[Entries taken from a collection]
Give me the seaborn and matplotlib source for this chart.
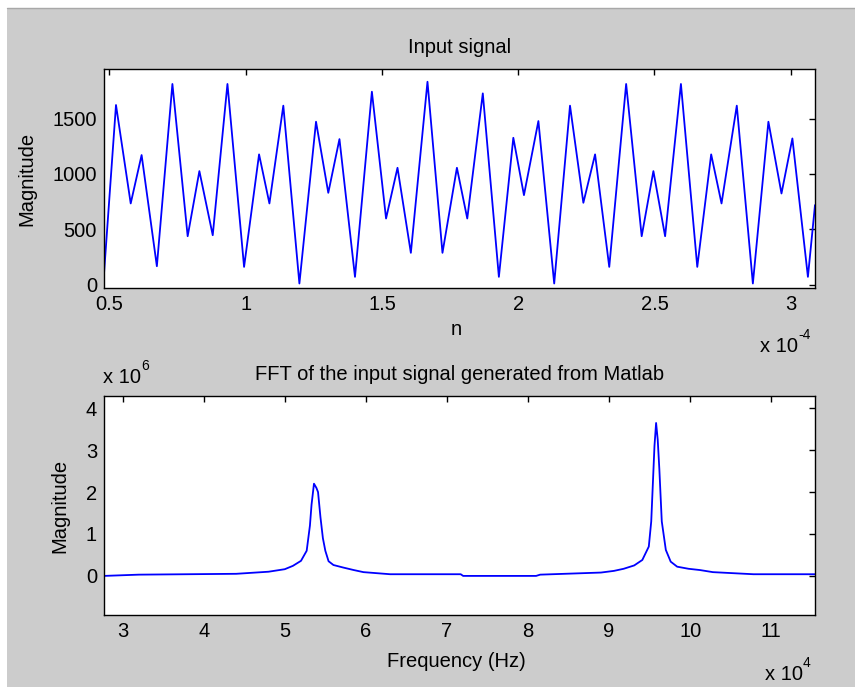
import matplotlib
matplotlib.use("Agg")
import matplotlib.pyplot as plt
from matplotlib.patches import Rectangle
from matplotlib.lines import Line2D
import seaborn as sns
import pandas as pd

# ---- data ----
# Input signal: time in units of 1e-4 s, magnitude
time_x1e4 = [0.480, 0.524, 0.578, 0.618, 0.674, 0.731, 0.787, 0.830, 0.879, 0.933,
             0.994, 1.049, 1.087, 1.138, 1.197, 1.258, 1.303, 1.344, 1.401, 1.463,
             1.515, 1.557, 1.606, 1.667, 1.722, 1.775, 1.813, 1.870, 1.929, 1.982,
             2.021, 2.074, 2.132, 2.190, 2.239, 2.282, 2.334, 2.396, 2.453, 2.496,
             2.539, 2.597, 2.657, 2.708, 2.746, 2.802, 2.861, 2.918, 2.966, 3.006,
             3.063, 3.089]
signal_mag = [100, 1623, 734, 1171, 167, 1813, 438, 1026, 447, 1813,
              161, 1177, 734, 1617, 11, 1472, 830, 1315, 71, 1743,
              598, 1056, 288, 1833, 288, 1056, 598, 1728, 71, 1327,
              809, 1478, 11, 1617, 740, 1177, 161, 1813, 438, 1026,
              438, 1813, 161, 1177, 734, 1617, 11, 1472, 824, 1321,
              71, 719]

# FFT: frequency in units of 1e4 Hz, magnitude in units of 1e6
freq_x1e4 = [2.77, 3.20, 4.40, 4.80, 5.00, 5.10, 5.20, 5.27, 5.31, 5.33, 5.36,
             5.39, 5.41, 5.44, 5.47, 5.50, 5.54, 5.60, 5.72, 5.85, 5.97, 6.30,
             7.17, 7.20, 8.10, 8.15, 8.90, 9.06, 9.18, 9.31, 9.41, 9.49, 9.52,
             9.54, 9.56, 9.58, 9.60, 9.62, 9.65, 9.70, 9.76, 9.84, 9.98, 10.12,
             10.28, 10.78, 11.54]
fft_mag_x1e6 = [0.00, 0.03, 0.05, 0.10, 0.16, 0.24, 0.36, 0.60, 1.20, 1.70, 2.20,
                2.10, 2.00, 1.40, 0.90, 0.60, 0.35, 0.26, 0.20, 0.14, 0.09, 0.04,
                0.04, 0.00, 0.00, 0.03, 0.08, 0.12, 0.17, 0.25, 0.38, 0.70, 1.30,
                2.20, 3.10, 3.65, 3.25, 2.55, 1.30, 0.62, 0.34, 0.22, 0.17, 0.14,
                0.09, 0.04, 0.04]

top_xticks = [0.5, 1, 1.5, 2, 2.5, 3]
top_xticklabels = ["0.5", "1", "1.5", "2", "2.5", "3"]
top_yticks = [0, 500, 1000, 1500]
bot_xticks = [3, 4, 5, 6, 7, 8, 9, 10, 11]
bot_yticks = [0, 1, 2, 3, 4]

# ---- style ----
sns.set_style("white")
plt.rcParams["font.family"] = ["Liberation Sans", "DejaVu Sans"]
plt.rcParams["text.color"] = "black"
plt.rcParams["axes.labelcolor"] = "black"
plt.rcParams["xtick.color"] = "black"
plt.rcParams["ytick.color"] = "black"

FS = 14.5
FS_EXP = 10
W, H = 855, 689
fig = plt.figure(figsize=(W / 100, H / 100), dpi=100, facecolor="white")

# gray window panel
fig.patches.append(Rectangle((7 / W, 2 / H), (W - 7) / W, (H - 10) / H,
                             transform=fig.transFigure, facecolor="#CCCCCC",
                             edgecolor="none", zorder=-10))
fig.lines.append(Line2D([7 / W, 1], [(H - 7.5) / H, (H - 7.5) / H],
                        transform=fig.transFigure, color="#A8A8A8", lw=1.0))

ax1 = fig.add_axes([104 / W, 1 - 288.5 / H, 711 / W, 219.5 / H])
ax2 = fig.add_axes([104 / W, 1 - 615.3 / H, 711 / W, 219.6 / H])

df_sig = pd.DataFrame({"t": time_x1e4, "mag": signal_mag})
df_fft = pd.DataFrame({"f": freq_x1e4, "mag": fft_mag_x1e6})

sns.lineplot(data=df_sig, x="t", y="mag", ax=ax1, color="#0000FF",
             linewidth=1.3, estimator=None, sort=False)
sns.lineplot(data=df_fft, x="f", y="mag", ax=ax2, color="#0000FF",
             linewidth=1.3, estimator=None, sort=False)

for ax in (ax1, ax2):
    ax.set_facecolor("white")
    for s in ax.spines.values():
        s.set_color("black")
        s.set_linewidth(1.0)
        s.set_visible(True)
    ax.tick_params(direction="in", length=4.5, width=1.0, top=True, right=True,
                   labelsize=FS, pad=5, colors="black")

# top axes
ax1.set_xlim(0.480, 3.089)
ax1.set_ylim(-34, 1948)
ax1.set_xticks(top_xticks)
ax1.set_xticklabels(top_xticklabels)
ax1.set_yticks(top_yticks)
ax1.set_yticklabels([str(v) for v in top_yticks])
ax1.set_title("Input signal", fontsize=FS, pad=11.5, color="black")
ax1.set_xlabel("n", fontsize=FS, va="center")
ax1.xaxis.set_label_coords(0.495, -0.185)
ax1.set_ylabel("Magnitude", fontsize=FS, va="center")
ax1.yaxis.set_label_coords(-0.108, 0.5)

# bottom axes
ax2.set_xlim(2.77, 11.54)
ax2.set_ylim(-0.94, 4.30)
ax2.set_xticks(bot_xticks)
ax2.set_xticklabels([str(v) for v in bot_xticks])
ax2.set_yticks(bot_yticks)
ax2.set_yticklabels([str(v) for v in bot_yticks])
ax2.set_title("FFT of the input signal generated from Matlab", fontsize=FS,
              pad=11.3, color="black")
ax2.set_xlabel("Frequency (Hz)", fontsize=FS, va="center")
ax2.xaxis.set_label_coords(0.496, -0.211)
ax2.set_ylabel("Magnitude", fontsize=FS, va="center")
ax2.yaxis.set_label_coords(-0.062, 0.5)


def px_text(x, y, s, size):
    fig.text(x / W, 1 - y / H, s, fontsize=size, ha="left", va="baseline",
             color="black")


# exponent labels (MATLAB style): base text + small superscript
px_text(760, 352, "x 10", FS)
px_text(798, 339, "-4", FS_EXP)
px_text(103, 383, "x 10", FS)
px_text(141, 370, "6", FS_EXP)
px_text(765, 680, "x 10", FS)
px_text(803, 667, "4", FS_EXP)

fig.savefig("out.png", dpi=100, facecolor=fig.get_facecolor())
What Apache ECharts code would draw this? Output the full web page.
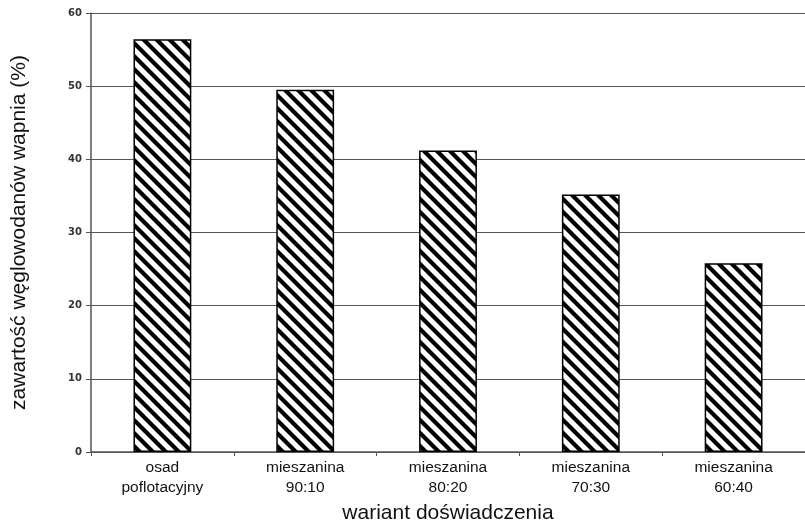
<!DOCTYPE html>
<html><head><meta charset="utf-8">
<script src="https://cdn.jsdelivr.net/npm/echarts@6/dist/echarts.min.js"></script>
<style>html,body{margin:0;padding:0;background:#fff}#c{width:805px;height:525px}</style>
</head><body><div id="c"></div>
<script>
const categories = ['osad\npoflotacyjny', 'mieszanina\n90:10', 'mieszanina\n80:20', 'mieszanina\n70:30', 'mieszanina\n60:40'];
const values = [56.4, 49.5, 41.2, 35.2, 25.8];
const yTicks = [0, 10, 20, 30, 40, 50, 60];

function makePattern() {
  const s = 13;
  const c = document.createElement('canvas');
  c.width = s; c.height = s;
  const g = c.getContext('2d');
  g.fillStyle = '#fff'; g.fillRect(0, 0, s, s);
  g.strokeStyle = '#000'; g.lineWidth = 4.2;
  g.beginPath();
  for (let k = -1; k <= 1; k++) {
    g.moveTo(k * s - 3, -3); g.lineTo(k * s + s + 3, s + 3);
  }
  g.stroke();
  return c;
}

const chart = echarts.init(document.getElementById('c'), null, {renderer: 'canvas'});
chart.setOption({
  animation: false,
  grid: {left: 91, right: 0, top: 13, bottom: 73, containLabel: false, outerBoundsMode: 'none'},
  xAxis: {
    type: 'category', data: categories,
    name: 'wariant doświadczenia', nameLocation: 'middle', nameGap: 47,
    nameTextStyle: {fontFamily: 'Liberation Sans', fontSize: 21, color: '#111'},
    axisLine: {lineStyle: {color: '#555', width: 1.5}},
    axisTick: {show: true, length: 4, lineStyle: {color: '#555'}},
    axisLabel: {fontFamily: 'Liberation Sans', fontSize: 15.5, color: '#111', lineHeight: 20, margin: 6}
  },
  yAxis: {
    type: 'value', min: yTicks[0], max: yTicks[yTicks.length - 1], interval: 10,
    name: 'zawartość węglowodanów wapnia (%)', nameLocation: 'middle', nameGap: 61,
    nameTextStyle: {fontFamily: 'Liberation Sans', fontSize: 21, color: '#111'},
    axisLine: {show: true, lineStyle: {color: '#555', width: 1.5}},
    axisTick: {show: true, length: 5, lineStyle: {color: '#555'}},
    axisLabel: {fontFamily: 'DejaVu Sans', fontSize: 10, fontWeight: 'bold', color: '#333', margin: 9},
    splitLine: {show: true, lineStyle: {color: '#555', width: 1}}
  },
  series: [{
    type: 'bar', data: values, barWidth: '40.5%',
    itemStyle: {color: {image: makePattern(), repeat: 'repeat'}, borderColor: '#000', borderWidth: 1.5}
  }]
});
</script></body></html>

- [Given instruction]
Output exactly the span of lines from the top of the listing through the line holding "import pandas as pd", and leave every picture out.

- [Finished answer]
Give me the seaborn and matplotlib source for this chart.
import matplotlib
matplotlib.use("Agg")
import matplotlib.pyplot as plt
from matplotlib.patches import Rectangle
from matplotlib.lines import Line2D
import seaborn as sns
import pandas as pd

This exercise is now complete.